Professor of Jewish Mysticism, RRC

Joel Hecker, Ph.D., serves as Professor of Jewish Mysticism, and is among today’s most prominent scholars of kabbalah. He is the author of Volume 11 and Volume 12 of The Zohar: Pritzker Edition, the first complete annotated translation of the Zohar, the central and canonical text of Jewish mysticism. (Volume 11 won the 2017 Canadian Jewish Literary Award in the category of Scholarship.) Though written largely in late 13th century Castile, the Zohar has exerted outsized influence on Jewish mysticism, theology, and ritual practice because its authorship was ascribed to Rabbi Shim’on bar Yohai, a prominent 2nd century rabbi who figures prominently in the Mishnah. More an anthology of mystical midrash than a unified work of theology, the Zohar has charmed and fascinated readers since its first appearance. The original texts in Aramaic and Hebrew—nearly 2,000 pages of commentary on Torah, Midrash, and Talmud—are designed to draw readers into participation in a mystical drama, and have been virtually impenetrable to untrained readers.

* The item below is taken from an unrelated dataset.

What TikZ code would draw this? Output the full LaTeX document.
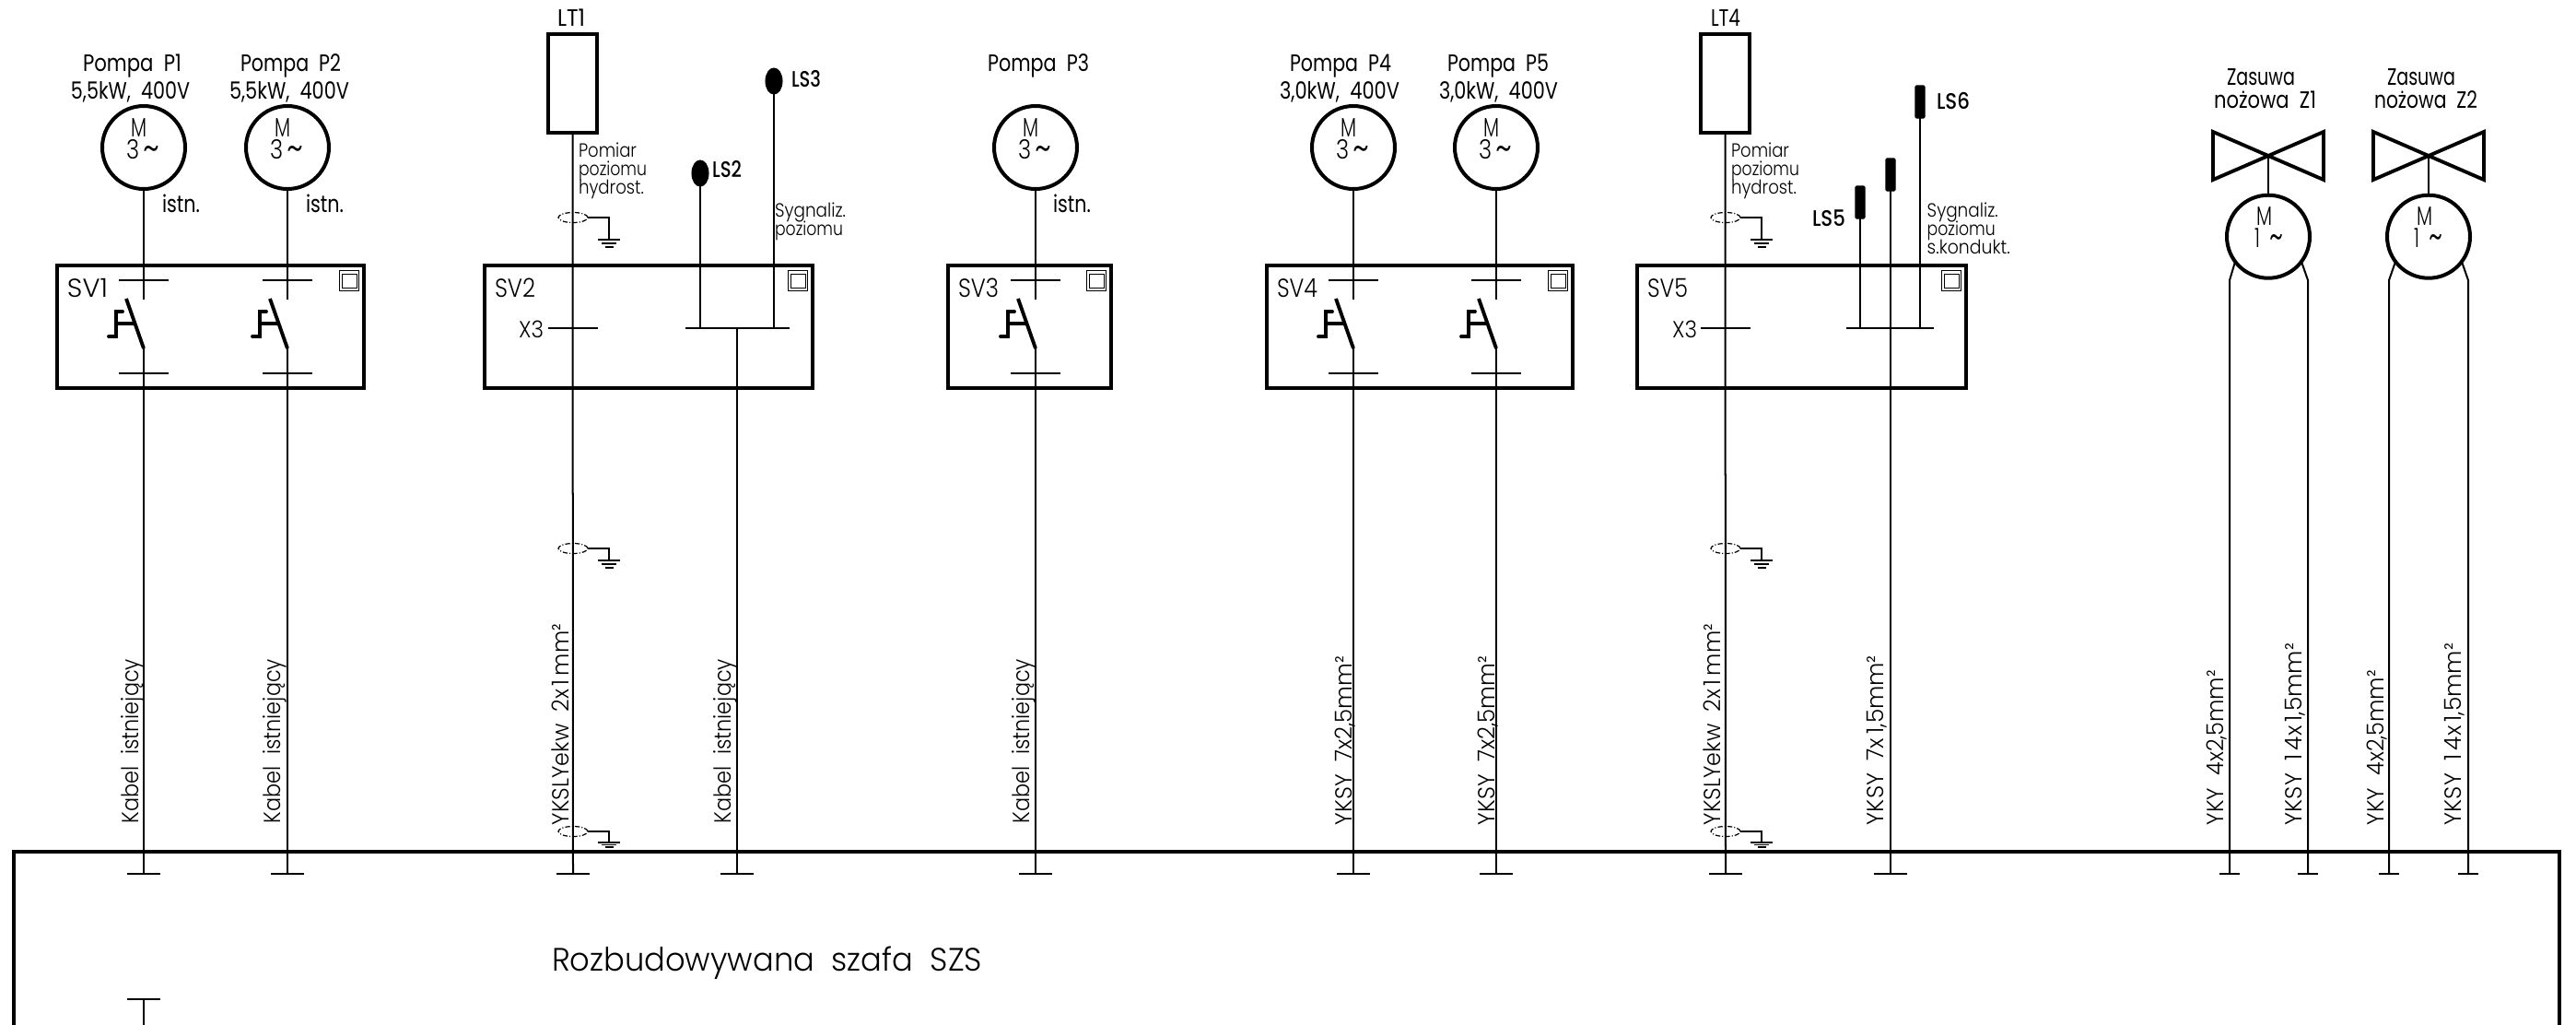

He holds an H.B.A. in English literature from the University of Toronto, rabbinic ordination and M.S. in Jewish philosophy from Yeshiva University, and a doctorate in Judaic Studies, specializing in Jewish mysticism, from New York University.

He has been a fellow at the Center for Advanced Judaic Studies at the University of Pennsylvania; fellow at the Shalom Hartman Institute in Jerusalem; Visiting Instructor at the University of Pennsylvania, the Jewish Theological Seminary and Yeshiva University; and lectured at a range of universities, adult-education institutions, as well as synagogues of all four major denominations.

Hecker is also the author of Mystical Bodies, Mystical Meals: Eating and Embodiment in Medieval Kabbalah (Wayne State University Press, 2004), and has published widely on a range of themes in Jewish mysticism. His scholarly interests include ritual, embodiment, mystical techniques, the deployment of emotion, visual culture in the kabbalah, as well as the history of Jewish magic.